Non è certo la prima volta che il tema viene trattato. Ad ottobre 2022 erano stati pubblicati suPsyco-Oncolog y i risultati di una revisione di 35 studi (per un totale di 11.396 partecipanti) proprio sulla depressione dei caregiver di malati di cancro. “In quel caso – riprende l’oncologo – si arrivava alla conclusione che il problema psichiatrico era nettamente maggiore nelle donne caregiver che non negli uomini. Qui invece emerge il contrario: rispetto alla popolazione generale il rischio depressivo è più alto negli uomini, ed è tutt’altro che trascurabile”.
Prognosi, peso economico, fatica e isolamento
Le cause del fenomeno sono diverse. C’è un aspetto strettamente psicologico – riflette l’esperto – legato alla prognosi. E c’è anche una difficoltà socio-economica che influenza lo stato emotivo sia del paziente sia di chi se ne prende cura. Se chi si ammala è un libero professionista o comunque un lavoratore non garantito, il danno economico è immediato e pesa su tutta la famiglia, coniugi e figli: il cancro può impoverire. “Certo, è così, ed anche molto probabile che una quota del peso psicologico che il caregiver deve sostenere, e che lo studio appena pubblicato ha messo in luce, sia ascrivibile a questo fenomeno – ragiona l’esperto – oltre che, naturalmente, all’impegno fisico e organizzativo che, specialmente in alcune fasi di malattia, favorisce il senso di solitudine, di isolamento”.

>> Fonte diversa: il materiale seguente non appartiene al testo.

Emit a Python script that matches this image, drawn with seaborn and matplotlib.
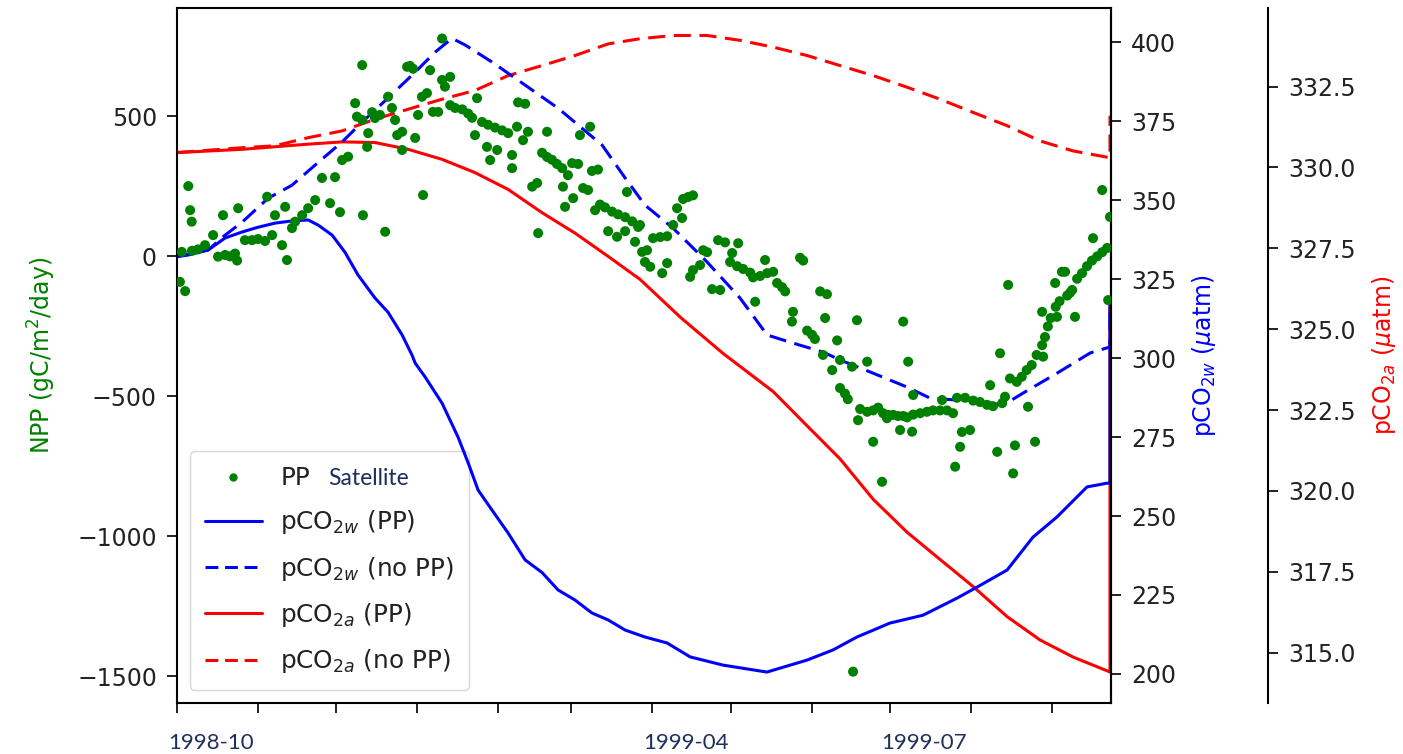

Il supporto psicologico che ancora manca
Oggi in Italia non garantiamo un supporto psicologico adeguato ai pazienti e a chi si prende cura di loro: ci sono strutture che hanno un servizio di psico-oncologia in reparto, ce ne sono con un servizio di psicologia che copre diversi reparti e ci sono anche strutture in cui un servizio manca del tutto, e a supplire sono spesso le associazioni. “Chiunque si occupi oggi di cancro è consapevole che c’è bisogno di supporto psicologico anche per il caregiver, come Aiom e Fondazione Aiom hanno più volte enfatizzato in varie occasioni – conclude l’oncologo – Ma la sensazione è che il nostro tessuto assistenziale e sociale sia ancora debole rispetto a questo bisogno: molti caregiver rischiano l’isolamento, la solitudine per via del carico dovuto alla gestione familiare, vivendo loro stessi la loro condizione di sofferenza psicologica come se fosse quasi inevitabile, un destino. Ma non dovrebbe essere così, ci vorrebbe una rete di sostegno di protezione della salute mentale del caregiver, perché è giusto per il caregiver, e anche per il paziente”.